Even people that would usually happily ping WhatsApp messages back and forth all day with me suddenly needed to have a “real” conversation. I get that. I’ve spent weeks alone before when The Mister was away with work when I really needed a phone call and to actually use my voice in a conversation with a person instead of just next door’s cat. I completely understand.
My days of uninterrupted creating and focus on my business disappeared in a puff of smoke.
The concept of spending several hours painting, shattered.
Blocking out a few hours to concentrate on building a process or researching a new platform, no chance.
I found myself on the phone or screen everyday.
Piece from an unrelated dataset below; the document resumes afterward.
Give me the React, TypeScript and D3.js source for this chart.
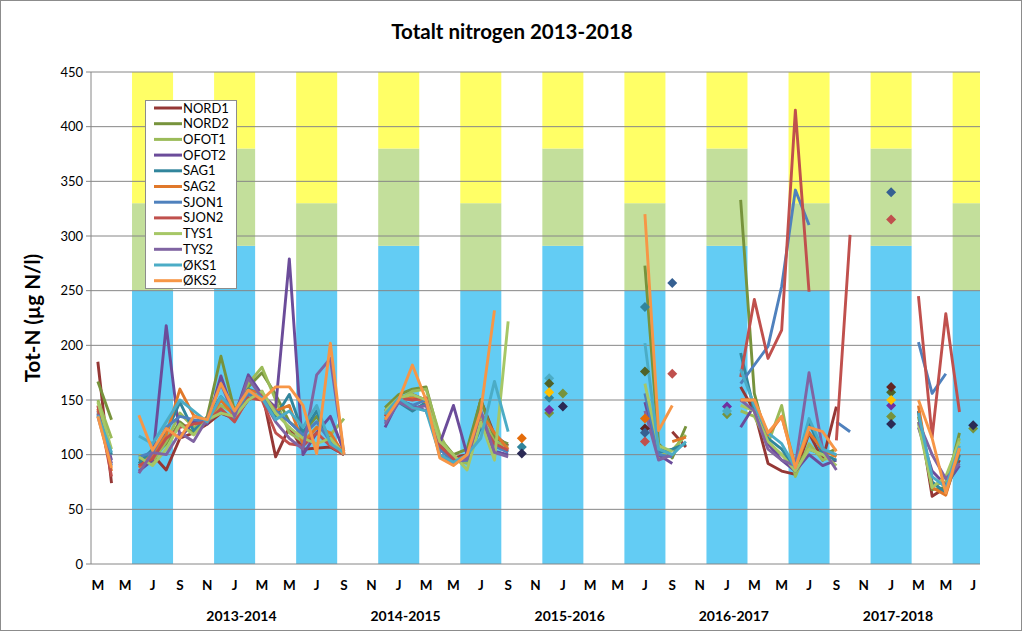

Trying to juggle appointments (would you believe it?!) for video calls for when it fit best for everyone else.
Don’t get me wrong, I know I’m lucky to have this problem. I appreciate and love chatting with my friends and family.
I find video calls draining.
Phone calls to “catch up” when nobody has left the house and we have nothing to talk about are hard work.
I’ve found myself resenting the time that I wanted to spend working being given away to socially distanced contact that no longer holds any meaning or value to me. It’s become just another task on the To Do list.
The fractured days have damaged my creative flow and my consistency in my approach to Hannah Kate Makes. A time I had hoped would allow me to quietly grow and bloom has left me feeling frazzled, totally unable to focus or concentrate and my pain has returned at a level I’ve not felt for almost a year.
And it’s my fault.
I abandoned my boundaries.
Through a misplaced need to look after others before myself or to feel like I was needed and helping those others, I’ve put myself in a position of overwhelm and feeling out of control. I disrespected my own physical and mental needs. I treated my business as though it wasn’t important, when it’s my creative baby and my future.
I hadn’t realised how much this was all affecting me until I lay awake for most of last night in near panic because my routine had disintegrated and I felt completely behind and out of control in every aspect of my life. Everything seems worse at 4am when tired, alone and in pain.
It stops now.
My boundaries and means of protecting myself are being put back into place. My routines, such as they were, will be put back into practice. I can’t pour from an empty cup.
I just need to remember: “No” is a complete sentence.
Note: I’m sure any marketing types among you will be frowning at me because this isn’t a blog selling what I do or telling my reader about how I can help them.
I’m not sorry I’m breaking away from that format to tell my story.
It’s important to me that I can focus on my art fully and to the best of my ability to create work that my clients want. My mental and physical state is integral to being able to do this.
Also, I don’t want my business to be a “highlight” reel. I’m a real person and I want to work with people that value my honesty.
There’s no “call to action” on this piece. Just the hope that you realise you’re not alone if you feel the way I do. Or, if not, that you’ve gained some understanding of how other people are coping, or not, during lockdown.